Provided material →
════════════════════

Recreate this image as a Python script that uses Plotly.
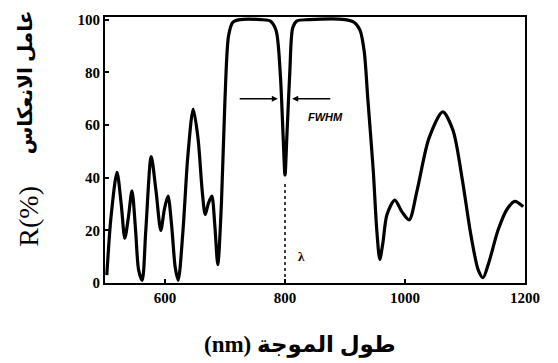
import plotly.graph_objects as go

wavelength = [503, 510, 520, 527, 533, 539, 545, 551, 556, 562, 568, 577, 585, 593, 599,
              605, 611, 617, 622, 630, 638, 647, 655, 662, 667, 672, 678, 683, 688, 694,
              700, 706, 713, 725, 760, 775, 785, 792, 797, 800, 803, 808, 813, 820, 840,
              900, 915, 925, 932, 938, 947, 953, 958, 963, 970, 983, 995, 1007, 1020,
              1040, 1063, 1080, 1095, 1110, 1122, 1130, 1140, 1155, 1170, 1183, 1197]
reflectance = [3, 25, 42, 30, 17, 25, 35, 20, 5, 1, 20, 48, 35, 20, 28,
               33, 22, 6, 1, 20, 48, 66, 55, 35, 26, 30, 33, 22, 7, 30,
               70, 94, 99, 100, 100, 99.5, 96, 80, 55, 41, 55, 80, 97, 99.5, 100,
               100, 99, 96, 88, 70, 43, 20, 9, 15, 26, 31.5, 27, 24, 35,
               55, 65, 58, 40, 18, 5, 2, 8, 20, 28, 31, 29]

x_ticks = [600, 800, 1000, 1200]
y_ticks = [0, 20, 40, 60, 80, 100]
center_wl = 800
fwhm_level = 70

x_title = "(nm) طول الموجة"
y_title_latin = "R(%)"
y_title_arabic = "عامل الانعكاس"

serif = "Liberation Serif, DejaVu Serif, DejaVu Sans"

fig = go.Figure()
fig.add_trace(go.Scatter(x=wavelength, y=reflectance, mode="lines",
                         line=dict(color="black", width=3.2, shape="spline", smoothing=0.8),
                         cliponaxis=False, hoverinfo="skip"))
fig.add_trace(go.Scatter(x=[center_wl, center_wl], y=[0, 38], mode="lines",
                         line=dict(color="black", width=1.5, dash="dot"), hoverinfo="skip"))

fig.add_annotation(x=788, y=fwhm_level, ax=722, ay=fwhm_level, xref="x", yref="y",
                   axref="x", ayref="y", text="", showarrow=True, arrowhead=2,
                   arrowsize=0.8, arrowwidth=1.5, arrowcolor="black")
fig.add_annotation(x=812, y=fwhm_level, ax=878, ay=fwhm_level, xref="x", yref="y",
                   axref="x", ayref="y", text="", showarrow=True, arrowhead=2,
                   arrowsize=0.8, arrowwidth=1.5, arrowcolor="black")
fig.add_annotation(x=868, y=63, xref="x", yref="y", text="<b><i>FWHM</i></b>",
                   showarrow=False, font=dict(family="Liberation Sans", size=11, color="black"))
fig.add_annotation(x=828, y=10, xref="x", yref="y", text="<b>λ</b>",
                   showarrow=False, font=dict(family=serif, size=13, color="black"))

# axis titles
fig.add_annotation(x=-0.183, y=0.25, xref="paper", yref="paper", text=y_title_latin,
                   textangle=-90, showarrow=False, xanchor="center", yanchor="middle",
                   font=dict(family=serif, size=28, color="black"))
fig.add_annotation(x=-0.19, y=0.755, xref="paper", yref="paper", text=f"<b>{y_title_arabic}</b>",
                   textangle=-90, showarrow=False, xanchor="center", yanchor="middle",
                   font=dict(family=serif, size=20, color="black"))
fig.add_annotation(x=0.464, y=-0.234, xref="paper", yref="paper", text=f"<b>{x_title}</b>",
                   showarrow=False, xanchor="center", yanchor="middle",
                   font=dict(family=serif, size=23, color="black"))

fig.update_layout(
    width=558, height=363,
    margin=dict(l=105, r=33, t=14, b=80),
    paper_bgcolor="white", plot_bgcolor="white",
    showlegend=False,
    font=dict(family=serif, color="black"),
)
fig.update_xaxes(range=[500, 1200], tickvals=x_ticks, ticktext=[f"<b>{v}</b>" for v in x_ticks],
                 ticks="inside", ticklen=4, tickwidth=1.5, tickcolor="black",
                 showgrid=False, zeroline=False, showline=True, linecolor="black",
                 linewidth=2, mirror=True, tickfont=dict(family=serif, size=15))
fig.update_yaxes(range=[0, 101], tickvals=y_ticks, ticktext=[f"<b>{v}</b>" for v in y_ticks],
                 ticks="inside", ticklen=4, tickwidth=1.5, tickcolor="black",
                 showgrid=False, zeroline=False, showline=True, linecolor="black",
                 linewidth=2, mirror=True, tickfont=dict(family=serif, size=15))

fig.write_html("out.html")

════════════════════

The task → Give an exact copy of the material, leaving out every picture.

Exercise response →
Recreate this image as a Python script that uses Plotly.
import plotly.graph_objects as go

wavelength = [503, 510, 520, 527, 533, 539, 545, 551, 556, 562, 568, 577, 585, 593, 599,
              605, 611, 617, 622, 630, 638, 647, 655, 662, 667, 672, 678, 683, 688, 694,
              700, 706, 713, 725, 760, 775, 785, 792, 797, 800, 803, 808, 813, 820, 840,
              900, 915, 925, 932, 938, 947, 953, 958, 963, 970, 983, 995, 1007, 1020,
              1040, 1063, 1080, 1095, 1110, 1122, 1130, 1140, 1155, 1170, 1183, 1197]
reflectance = [3, 25, 42, 30, 17, 25, 35, 20, 5, 1, 20, 48, 35, 20, 28,
               33, 22, 6, 1, 20, 48, 66, 55, 35, 26, 30, 33, 22, 7, 30,
               70, 94, 99, 100, 100, 99.5, 96, 80, 55, 41, 55, 80, 97, 99.5, 100,
               100, 99, 96, 88, 70, 43, 20, 9, 15, 26, 31.5, 27, 24, 35,
               55, 65, 58, 40, 18, 5, 2, 8, 20, 28, 31, 29]

x_ticks = [600, 800, 1000, 1200]
y_ticks = [0, 20, 40, 60, 80, 100]
center_wl = 800
fwhm_level = 70

x_title = "(nm) طول الموجة"
y_title_latin = "R(%)"
y_title_arabic = "عامل الانعكاس"

serif = "Liberation Serif, DejaVu Serif, DejaVu Sans"

fig = go.Figure()
fig.add_trace(go.Scatter(x=wavelength, y=reflectance, mode="lines",
                         line=dict(color="black", width=3.2, shape="spline", smoothing=0.8),
                         cliponaxis=False, hoverinfo="skip"))
fig.add_trace(go.Scatter(x=[center_wl, center_wl], y=[0, 38], mode="lines",
                         line=dict(color="black", width=1.5, dash="dot"), hoverinfo="skip"))

fig.add_annotation(x=788, y=fwhm_level, ax=722, ay=fwhm_level, xref="x", yref="y",
                   axref="x", ayref="y", text="", showarrow=True, arrowhead=2,
                   arrowsize=0.8, arrowwidth=1.5, arrowcolor="black")
fig.add_annotation(x=812, y=fwhm_level, ax=878, ay=fwhm_level, xref="x", yref="y",
                   axref="x", ayref="y", text="", showarrow=True, arrowhead=2,
                   arrowsize=0.8, arrowwidth=1.5, arrowcolor="black")
fig.add_annotation(x=868, y=63, xref="x", yref="y", text="<b><i>FWHM</i></b>",
                   showarrow=False, font=dict(family="Liberation Sans", size=11, color="black"))
fig.add_annotation(x=828, y=10, xref="x", yref="y", text="<b>λ</b>",
                   showarrow=False, font=dict(family=serif, size=13, color="black"))

# axis titles
fig.add_annotation(x=-0.183, y=0.25, xref="paper", yref="paper", text=y_title_latin,
                   textangle=-90, showarrow=False, xanchor="center", yanchor="middle",
                   font=dict(family=serif, size=28, color="black"))
fig.add_annotation(x=-0.19, y=0.755, xref="paper", yref="paper", text=f"<b>{y_title_arabic}</b>",
                   textangle=-90, showarrow=False, xanchor="center", yanchor="middle",
                   font=dict(family=serif, size=20, color="black"))
fig.add_annotation(x=0.464, y=-0.234, xref="paper", yref="paper", text=f"<b>{x_title}</b>",
                   showarrow=False, xanchor="center", yanchor="middle",
                   font=dict(family=serif, size=23, color="black"))

fig.update_layout(
    width=558, height=363,
    margin=dict(l=105, r=33, t=14, b=80),
    paper_bgcolor="white", plot_bgcolor="white",
    showlegend=False,
    font=dict(family=serif, color="black"),
)
fig.update_xaxes(range=[500, 1200], tickvals=x_ticks, ticktext=[f"<b>{v}</b>" for v in x_ticks],
                 ticks="inside", ticklen=4, tickwidth=1.5, tickcolor="black",
                 showgrid=False, zeroline=False, showline=True, linecolor="black",
                 linewidth=2, mirror=True, tickfont=dict(family=serif, size=15))
fig.update_yaxes(range=[0, 101], tickvals=y_ticks, ticktext=[f"<b>{v}</b>" for v in y_ticks],
                 ticks="inside", ticklen=4, tickwidth=1.5, tickcolor="black",
                 showgrid=False, zeroline=False, showline=True, linecolor="black",
                 linewidth=2, mirror=True, tickfont=dict(family=serif, size=15))

fig.write_html("out.html")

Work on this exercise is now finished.